### Dataset section
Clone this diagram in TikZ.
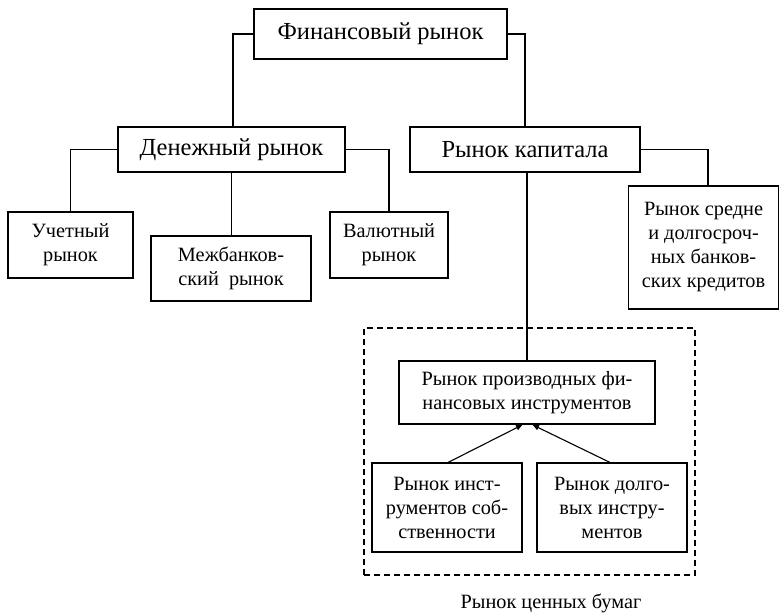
\documentclass[tikz,border=0pt]{standalone}
\usepackage{fontspec}
\setmainfont{Liberation Serif}
\usetikzlibrary{arrows.meta}
\begin{document}
\begin{tikzpicture}[x=1pt,y=-1pt,
  line width=1.1pt,
  box/.style={draw, inner sep=0pt, align=center},
  big/.style={font=\fontsize{24.5}{28}\selectfont},
  small/.style={font=\fontsize{20.3}{24}\selectfont},
  arr/.style={-{Latex[length=7pt,width=6pt]}, line width=1.1pt}
]
\useasboundingbox (0,0) rectangle (781,614);
\fill[white] (0,0) rectangle (781,614);

\node[box,big,minimum width=253pt,minimum height=50pt] (fin) at (380.5,34) {Финансовый рынок};
\node[box,big,minimum width=227pt,minimum height=45pt] (den) at (231.5,149.5) {Денежный рынок};
\node[box,big,minimum width=230pt,minimum height=45pt] (cap) at (525,149.5) {Рынок капитала};

\node[box,small,minimum width=125pt,minimum height=66pt] (uch) at (70.5,245) {Учетный\\рынок};
\node[box,small,minimum width=160pt,minimum height=65pt] (mezh) at (231,268.5) {Межбанков-\\ский\ \ рынок};
\node[box,small,minimum width=118pt,minimum height=66pt] (val) at (389,245) {Валютный\\рынок};
\node[box,small,minimum width=150pt,minimum height=123pt] (sred) at (703.5,247.5) {Рынок средне\\и долгосроч-\\ных банков-\\ских кредитов};

\node[draw,dashed,dash pattern=on 6pt off 4pt,minimum width=331pt,minimum height=247pt,inner sep=0pt] (frame) at (529.5,451.5) {};

\node[box,small,minimum width=256pt,minimum height=63pt] (der) at (527,392.5) {Рынок производных фи-\\нансовых инструментов};
\node[box,small,minimum width=150pt,minimum height=89pt] (eq) at (447,507.5) {Рынок инст-\\рументов соб-\\ственности};
\node[box,small,minimum width=150pt,minimum height=89pt] (debt) at (612,507.5) {Рынок долго-\\вых инстру-\\ментов};

\node[small,inner sep=0pt] (lbl) at (551,603) {Рынок ценных бумаг};

\draw (fin.west) -| ([xshift=1.5pt]den.north);
\draw (fin.east) -| (cap.north);
\draw (den.west) -| (uch.north);
\draw (den.south) -- (den.south |- mezh.north);
\draw (den.east) -| (val.north);
\draw (cap.east) -| ([xshift=4.5pt]sred.north);
\draw (cap.south -| der.north) -- (der.north);

\draw[arr] ([xshift=1pt]eq.north) -- ([xshift=-4pt]der.south);
\draw[arr] ([xshift=-2pt]debt.north) -- ([xshift=5pt]der.south);
\end{tikzpicture}
\end{document}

### The exercise
From start to finish, output the listing exactly, but omit its pictures.

### Answer to the exercise
Clone this diagram in TikZ.
\documentclass[tikz,border=0pt]{standalone}
\usepackage{fontspec}
\setmainfont{Liberation Serif}
\usetikzlibrary{arrows.meta}
\begin{document}
\begin{tikzpicture}[x=1pt,y=-1pt,
  line width=1.1pt,
  box/.style={draw, inner sep=0pt, align=center},
  big/.style={font=\fontsize{24.5}{28}\selectfont},
  small/.style={font=\fontsize{20.3}{24}\selectfont},
  arr/.style={-{Latex[length=7pt,width=6pt]}, line width=1.1pt}
]
\useasboundingbox (0,0) rectangle (781,614);
\fill[white] (0,0) rectangle (781,614);

\node[box,big,minimum width=253pt,minimum height=50pt] (fin) at (380.5,34) {Финансовый рынок};
\node[box,big,minimum width=227pt,minimum height=45pt] (den) at (231.5,149.5) {Денежный рынок};
\node[box,big,minimum width=230pt,minimum height=45pt] (cap) at (525,149.5) {Рынок капитала};

\node[box,small,minimum width=125pt,minimum height=66pt] (uch) at (70.5,245) {Учетный\\рынок};
\node[box,small,minimum width=160pt,minimum height=65pt] (mezh) at (231,268.5) {Межбанков-\\ский\ \ рынок};
\node[box,small,minimum width=118pt,minimum height=66pt] (val) at (389,245) {Валютный\\рынок};
\node[box,small,minimum width=150pt,minimum height=123pt] (sred) at (703.5,247.5) {Рынок средне\\и долгосроч-\\ных банков-\\ских кредитов};

\node[draw,dashed,dash pattern=on 6pt off 4pt,minimum width=331pt,minimum height=247pt,inner sep=0pt] (frame) at (529.5,451.5) {};

\node[box,small,minimum width=256pt,minimum height=63pt] (der) at (527,392.5) {Рынок производных фи-\\нансовых инструментов};
\node[box,small,minimum width=150pt,minimum height=89pt] (eq) at (447,507.5) {Рынок инст-\\рументов соб-\\ственности};
\node[box,small,minimum width=150pt,minimum height=89pt] (debt) at (612,507.5) {Рынок долго-\\вых инстру-\\ментов};

\node[small,inner sep=0pt] (lbl) at (551,603) {Рынок ценных бумаг};

\draw (fin.west) -| ([xshift=1.5pt]den.north);
\draw (fin.east) -| (cap.north);
\draw (den.west) -| (uch.north);
\draw (den.south) -- (den.south |- mezh.north);
\draw (den.east) -| (val.north);
\draw (cap.east) -| ([xshift=4.5pt]sred.north);
\draw (cap.south -| der.north) -- (der.north);

\draw[arr] ([xshift=1pt]eq.north) -- ([xshift=-4pt]der.south);
\draw[arr] ([xshift=-2pt]debt.north) -- ([xshift=5pt]der.south);
\end{tikzpicture}
\end{document}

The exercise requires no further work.